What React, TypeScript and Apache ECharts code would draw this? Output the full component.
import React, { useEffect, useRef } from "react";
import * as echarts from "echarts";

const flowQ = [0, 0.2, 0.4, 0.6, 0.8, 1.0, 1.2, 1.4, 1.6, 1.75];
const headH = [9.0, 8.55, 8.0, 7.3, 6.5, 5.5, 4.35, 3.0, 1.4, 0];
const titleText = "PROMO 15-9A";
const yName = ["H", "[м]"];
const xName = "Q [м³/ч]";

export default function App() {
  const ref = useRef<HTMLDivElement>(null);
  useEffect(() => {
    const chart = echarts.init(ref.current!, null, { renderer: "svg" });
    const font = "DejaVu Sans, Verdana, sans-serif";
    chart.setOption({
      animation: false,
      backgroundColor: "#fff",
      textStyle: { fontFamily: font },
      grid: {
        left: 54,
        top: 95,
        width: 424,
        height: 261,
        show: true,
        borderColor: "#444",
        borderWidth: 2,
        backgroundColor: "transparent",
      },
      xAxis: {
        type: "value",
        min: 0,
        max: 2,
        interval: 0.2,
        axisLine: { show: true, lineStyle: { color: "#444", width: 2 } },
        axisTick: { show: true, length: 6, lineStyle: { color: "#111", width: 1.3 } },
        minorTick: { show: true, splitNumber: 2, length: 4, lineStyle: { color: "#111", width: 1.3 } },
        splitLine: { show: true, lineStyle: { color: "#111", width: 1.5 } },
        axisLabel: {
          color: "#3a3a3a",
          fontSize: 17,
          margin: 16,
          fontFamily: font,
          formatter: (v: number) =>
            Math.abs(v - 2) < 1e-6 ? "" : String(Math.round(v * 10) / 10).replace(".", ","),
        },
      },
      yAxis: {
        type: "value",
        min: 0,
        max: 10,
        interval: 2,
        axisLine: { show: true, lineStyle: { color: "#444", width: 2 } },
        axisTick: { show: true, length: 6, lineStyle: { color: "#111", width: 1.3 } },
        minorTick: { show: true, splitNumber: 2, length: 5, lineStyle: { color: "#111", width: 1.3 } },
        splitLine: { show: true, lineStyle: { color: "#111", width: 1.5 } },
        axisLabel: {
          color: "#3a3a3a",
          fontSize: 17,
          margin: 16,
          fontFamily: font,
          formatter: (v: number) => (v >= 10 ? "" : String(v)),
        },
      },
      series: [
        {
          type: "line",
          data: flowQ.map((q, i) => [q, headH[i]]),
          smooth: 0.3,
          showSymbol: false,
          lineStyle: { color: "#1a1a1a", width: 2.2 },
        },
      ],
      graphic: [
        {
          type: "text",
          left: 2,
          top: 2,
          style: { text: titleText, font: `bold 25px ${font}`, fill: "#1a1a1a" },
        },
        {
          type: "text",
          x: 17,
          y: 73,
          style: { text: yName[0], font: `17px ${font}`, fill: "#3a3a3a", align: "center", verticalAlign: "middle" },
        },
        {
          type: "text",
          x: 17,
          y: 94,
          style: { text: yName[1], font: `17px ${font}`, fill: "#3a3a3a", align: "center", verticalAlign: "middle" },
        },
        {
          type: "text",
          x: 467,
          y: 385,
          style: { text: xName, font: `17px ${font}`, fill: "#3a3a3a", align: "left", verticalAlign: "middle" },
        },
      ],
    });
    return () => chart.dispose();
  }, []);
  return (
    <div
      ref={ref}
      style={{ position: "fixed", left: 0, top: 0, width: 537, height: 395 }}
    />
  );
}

--------------------------------------------------

DO THIS |
Please repeat the listing exactly, with nothing left out.

EXERCISE RESPONSE |
What React, TypeScript and Apache ECharts code would draw this? Output the full component.
import React, { useEffect, useRef } from "react";
import * as echarts from "echarts";

const flowQ = [0, 0.2, 0.4, 0.6, 0.8, 1.0, 1.2, 1.4, 1.6, 1.75];
const headH = [9.0, 8.55, 8.0, 7.3, 6.5, 5.5, 4.35, 3.0, 1.4, 0];
const titleText = "PROMO 15-9A";
const yName = ["H", "[м]"];
const xName = "Q [м³/ч]";

export default function App() {
  const ref = useRef<HTMLDivElement>(null);
  useEffect(() => {
    const chart = echarts.init(ref.current!, null, { renderer: "svg" });
    const font = "DejaVu Sans, Verdana, sans-serif";
    chart.setOption({
      animation: false,
      backgroundColor: "#fff",
      textStyle: { fontFamily: font },
      grid: {
        left: 54,
        top: 95,
        width: 424,
        height: 261,
        show: true,
        borderColor: "#444",
        borderWidth: 2,
        backgroundColor: "transparent",
      },
      xAxis: {
        type: "value",
        min: 0,
        max: 2,
        interval: 0.2,
        axisLine: { show: true, lineStyle: { color: "#444", width: 2 } },
        axisTick: { show: true, length: 6, lineStyle: { color: "#111", width: 1.3 } },
        minorTick: { show: true, splitNumber: 2, length: 4, lineStyle: { color: "#111", width: 1.3 } },
        splitLine: { show: true, lineStyle: { color: "#111", width: 1.5 } },
        axisLabel: {
          color: "#3a3a3a",
          fontSize: 17,
          margin: 16,
          fontFamily: font,
          formatter: (v: number) =>
            Math.abs(v - 2) < 1e-6 ? "" : String(Math.round(v * 10) / 10).replace(".", ","),
        },
      },
      yAxis: {
        type: "value",
        min: 0,
        max: 10,
        interval: 2,
        axisLine: { show: true, lineStyle: { color: "#444", width: 2 } },
        axisTick: { show: true, length: 6, lineStyle: { color: "#111", width: 1.3 } },
        minorTick: { show: true, splitNumber: 2, length: 5, lineStyle: { color: "#111", width: 1.3 } },
        splitLine: { show: true, lineStyle: { color: "#111", width: 1.5 } },
        axisLabel: {
          color: "#3a3a3a",
          fontSize: 17,
          margin: 16,
          fontFamily: font,
          formatter: (v: number) => (v >= 10 ? "" : String(v)),
        },
      },
      series: [
        {
          type: "line",
          data: flowQ.map((q, i) => [q, headH[i]]),
          smooth: 0.3,
          showSymbol: false,
          lineStyle: { color: "#1a1a1a", width: 2.2 },
        },
      ],
      graphic: [
        {
          type: "text",
          left: 2,
          top: 2,
          style: { text: titleText, font: `bold 25px ${font}`, fill: "#1a1a1a" },
        },
        {
          type: "text",
          x: 17,
          y: 73,
          style: { text: yName[0], font: `17px ${font}`, fill: "#3a3a3a", align: "center", verticalAlign: "middle" },
        },
        {
          type: "text",
          x: 17,
          y: 94,
          style: { text: yName[1], font: `17px ${font}`, fill: "#3a3a3a", align: "center", verticalAlign: "middle" },
        },
        {
          type: "text",
          x: 467,
          y: 385,
          style: { text: xName, font: `17px ${font}`, fill: "#3a3a3a", align: "left", verticalAlign: "middle" },
        },
      ],
    });
    return () => chart.dispose();
  }, []);
  return (
    <div
      ref={ref}
      style={{ position: "fixed", left: 0, top: 0, width: 537, height: 395 }}
    />
  );
}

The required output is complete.